For dessert, we had the gateau chocolat I made yesterday. It was the recipe by Trish Deseine who’s book Mes petits plats preferes has already become one of my favorite cookbooks. I first found the recipe in Clotilde's foodblog (where, in fact, I first came to know about the cookbook) and have ever since meant to try it myself. The list of ingredients promised that it would make a rich and dense chocolate cake, and the promise was proved right; hands down, it was a sweet, luscious, surprisingly soft and sinfully rich, real dark chocolate cake… if someone else had made this cake and given it to me, I would have enjoyed the rich cake without slightest worries about how rich they indeed could be.
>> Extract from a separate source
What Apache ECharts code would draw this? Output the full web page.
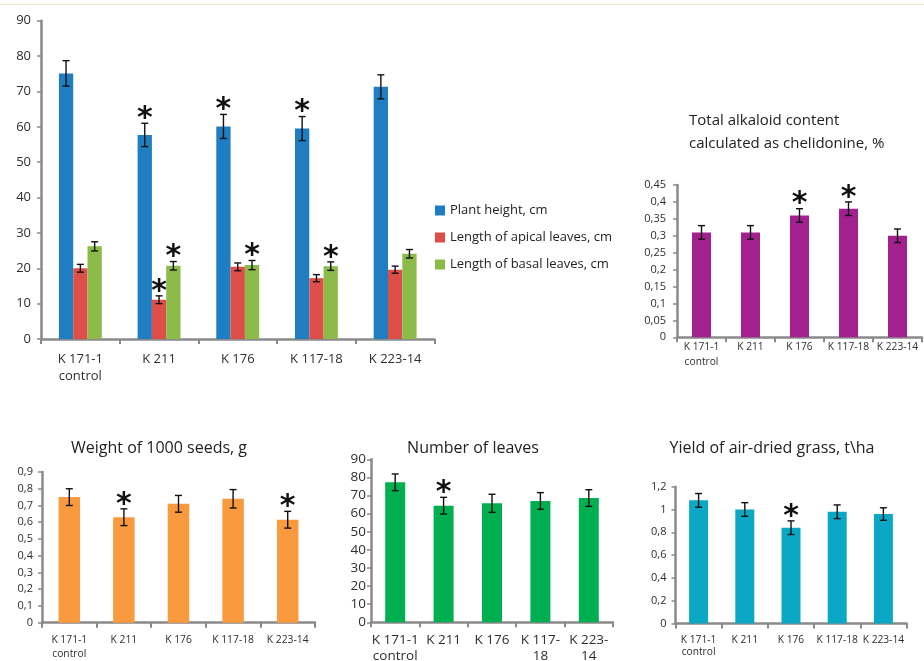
<!DOCTYPE html>
<html><head><meta charset="utf-8">
<script src="https://cdn.jsdelivr.net/npm/echarts@6/dist/echarts.min.js"></script>
<style>html,body{margin:0;padding:0;background:#fff}#c{width:924px;height:661px}</style>
</head><body><div id="c"></div>
<script>
// ---- data ----
const categories = ['K 171-1\ncontrol', 'K 211', 'K 176', 'K 117-18', 'K 223-14'];
const categoriesLeaves = ['K 171-1\ncontrol', 'K 211', 'K 176', 'K 117-\n18', 'K 223-\n14'];

const plantHeight = [75.1, 57.7, 60.1, 59.5, 71.3];
const plantHeightErr = [3.6, 3.3, 3.4, 3.4, 3.4];
const plantHeightSig = [0, 1, 1, 1, 0];
const apicalLen = [20.0, 11.1, 20.4, 17.2, 19.6];
const apicalErr = [1.1, 1.1, 1.1, 1.0, 1.0];
const apicalSig = [0, 1, 0, 0, 0];
const basalLen = [26.2, 20.7, 20.9, 20.6, 24.1];
const basalErr = [1.3, 1.2, 1.3, 1.2, 1.2];
const basalSig = [0, 1, 1, 1, 0];

const alkaloid = [0.31, 0.31, 0.36, 0.38, 0.30];
const alkaloidErr = [0.02, 0.02, 0.02, 0.02, 0.02];
const alkaloidSig = [0, 0, 1, 1, 0];

const seedWeight = [0.75, 0.63, 0.71, 0.74, 0.615];
const seedErr = [0.05, 0.05, 0.05, 0.055, 0.05];
const seedSig = [0, 1, 0, 0, 1];

const leafCount = [77.3, 64.4, 65.7, 67.0, 68.6];
const leafErr = [4.6, 4.6, 5.0, 4.6, 4.6];
const leafSig = [0, 1, 0, 0, 0];

const grassYield = [1.08, 1.0, 0.84, 0.98, 0.96];
const yieldErr = [0.06, 0.06, 0.06, 0.06, 0.055];
const yieldSig = [0, 0, 1, 0, 0];

const seriesNames = ['Plant height, cm', 'Length of apical leaves, cm', 'Length of basal leaves, cm'];
const titles = ['Total alkaloid content\ncalculated as chelidonine, %', 'Weight of 1000 seeds, g', 'Number of leaves', 'Yield of air-dried grass, t\\ha'];

// ---- chart ----
const FONT = '"Open Sans", "Noto Sans", sans-serif';
const AXIS_COLOR = '#8a8a8a';
const LABEL_COLOR = '#2e2e2e';
const fmt = v => String(Number(v.toFixed(3))).replace('.', ',');

const grids = [
  {left: 41, top: 20.7, width: 393.5, height: 318.3},
  {left: 677, top: 185, width: 245, height: 152.3},
  {left: 42, top: 472, width: 273, height: 150.7},
  {left: 371, top: 459.3, width: 242, height: 163},
  {left: 675.5, top: 486.7, width: 231, height: 136.7}
].map(g => Object.assign({outerBoundsMode: 'none', containLabel: false}, g));

const xCfg = [
  {data: categories, fs: 13, lh: 17, margin: 12},
  {data: categories, fs: 10.2, lh: 15, margin: 2},
  {data: categories, fs: 10.3, lh: 13.3, margin: 11},
  {data: categoriesLeaves, fs: 13.5, lh: 16, margin: 10},
  {data: categories, fs: 10.2, lh: 12, margin: 11}
];
const yCfg = [
  {max: 90, interval: 10, fs: 13, margin: 10},
  {max: 0.45, interval: 0.05, fs: 11, margin: 11},
  {max: 0.9, interval: 0.1, fs: 11, margin: 9},
  {max: 90, interval: 10, fs: 13.5, margin: 5},
  {max: 1.2, interval: 0.2, fs: 11, margin: 9}
];

const xAxis = xCfg.map((c, i) => ({
  type: 'category', gridIndex: i, data: c.data,
  axisLine: {lineStyle: {color: AXIS_COLOR, width: 2.5}},
  axisTick: {show: true, length: 5, lineStyle: {color: AXIS_COLOR, width: 2}},
  axisLabel: {interval: 0, fontSize: c.fs, lineHeight: c.lh, margin: c.margin, color: LABEL_COLOR, fontFamily: FONT}
}));
const yAxis = yCfg.map((c, i) => ({
  type: 'value', gridIndex: i, min: 0, max: c.max, interval: c.interval,
  splitLine: {show: false},
  axisLine: {show: true, lineStyle: {color: AXIS_COLOR, width: 2.5}},
  axisTick: {show: true, length: 4, lineStyle: {color: AXIS_COLOR, width: 1.5}},
  axisLabel: {fontSize: c.fs, margin: c.margin, color: LABEL_COLOR, fontFamily: FONT, formatter: fmt}
}));

function barSeries(name, gi, data, color, width) {
  return {type: 'bar', name, xAxisIndex: gi, yAxisIndex: gi, data, barWidth: width, barGap: '0%',
    itemStyle: {color}, z: 2, silent: true};
}
function errSeries(name, gi, values, errs, sig, offset, cap) {
  return {
    type: 'custom', name, xAxisIndex: gi, yAxisIndex: gi, z: 5, silent: true,
    data: values.map((v, i) => [i, v, errs[i], sig[i]]),
    encode: {x: 0, y: 1},
    renderItem: (params, api) => {
      const i = api.value(0), v = api.value(1), e = api.value(2), s = api.value(3);
      const top = api.coord([i, v + e]);
      const bot = api.coord([i, v - e]);
      const x = top[0] + offset;
      const st = {stroke: '#111', lineWidth: 1.4};
      const children = [
        {type: 'line', shape: {x1: x, y1: top[1], x2: x, y2: bot[1]}, style: st},
        {type: 'line', shape: {x1: x - cap, y1: top[1], x2: x + cap, y2: top[1]}, style: st},
        {type: 'line', shape: {x1: x - cap, y1: bot[1], x2: x + cap, y2: bot[1]}, style: st}
      ];
      if (s) {
        children.push({type: 'text', style: {text: '*', x: x, y: top[1] - 4,
          align: 'center', verticalAlign: 'middle', fill: '#111',
          font: 'bold 30px "DejaVu Sans", sans-serif'}});
      }
      return {type: 'group', children};
    }
  };
}

const series = [
  barSeries(seriesNames[0], 0, plantHeight, '#1f7dc1', 14.3),
  barSeries(seriesNames[1], 0, apicalLen, '#de4f49', 14.3),
  barSeries(seriesNames[2], 0, basalLen, '#8dbb49', 14.3),
  errSeries('e0', 0, plantHeight, plantHeightErr, plantHeightSig, -14.3, 3.5),
  errSeries('e1', 0, apicalLen, apicalErr, apicalSig, 0, 3.5),
  errSeries('e2', 0, basalLen, basalErr, basalSig, 14.3, 3.5),
  barSeries('alkaloid', 1, alkaloid, '#a2218f', 19),
  errSeries('e3', 1, alkaloid, alkaloidErr, alkaloidSig, 0, 3.5),
  barSeries('seeds', 2, seedWeight, '#fa9a3e', 21.5),
  errSeries('e4', 2, seedWeight, seedErr, seedSig, 0, 3.5),
  barSeries('leaves', 3, leafCount, '#00b050', 20),
  errSeries('e5', 3, leafCount, leafErr, leafSig, 0, 3.5),
  barSeries('yield', 4, grassYield, '#0aa8c4', 19),
  errSeries('e6', 4, grassYield, yieldErr, yieldSig, 0, 3.5)
];

const titleStyle = {fill: '#222', fontFamily: FONT};
const graphic = [
  {type: 'rect', shape: {x: 0, y: 4, width: 924, height: 1}, style: {fill: '#f3e7d6'}, silent: true},
  {type: 'text', x: 689, y: 109.4, style: Object.assign({text: titles[0], fontSize: 15, lineHeight: 22.6, align: 'left', verticalAlign: 'top'}, titleStyle)},
  {type: 'text', x: 159, y: 448, style: Object.assign({text: titles[1], fontSize: 16, align: 'center', verticalAlign: 'middle'}, titleStyle)},
  {type: 'text', x: 473, y: 448, style: Object.assign({text: titles[2], fontSize: 16, align: 'center', verticalAlign: 'middle'}, titleStyle)},
  {type: 'text', x: 772, y: 448, style: Object.assign({text: titles[3], fontSize: 16, align: 'center', verticalAlign: 'middle'}, titleStyle)}
];

const chart = echarts.init(document.getElementById('c'), null, {renderer: 'canvas'});
chart.setOption({
  animation: false,
  backgroundColor: '#fff',
  grid: grids, xAxis, yAxis, series, graphic,
  legend: {
    data: seriesNames, orient: 'vertical', left: 430, top: 199,
    itemWidth: 10, itemHeight: 10, itemGap: 14, icon: 'rect',
    textStyle: {fontSize: 13, fontFamily: FONT, color: '#222'}, selectedMode: false
  }
});
</script></body></html>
While we were eating, the project was still going on. I baked two kinds of cookies that I prepared last night, and the boule bread to finish off. I was planning to bake some muffins for breakfast next day, but I figured it was too late in the evening (I was taking an early morning flight next morning) and I had already had enough baked goods anyways. It was about time to get done with packing and go to bed, rather than staying up baking muffins.

2 comments:

Anonymous said...

What is "moutarde de Meaux ou à l'ancienne"? Does the chicken come out crispy at all? and is corn syrup available in Japan? ^-^

-bottomlesspocket

chika said...

Hi bottomlesspocket,

"moutarde de Meaux ou à l'ancienne" are a kind of seedy mild French mustard. Moutarde de Meaux is a mustard made in Meaux, such as these, a kind of moutarde à l'ancienne.

Chicken won't come very crispy like deep-fried ones, as it is marinated and cooked in sauce.

Corn syrup should be available in Japan - I have seen imported one in stores.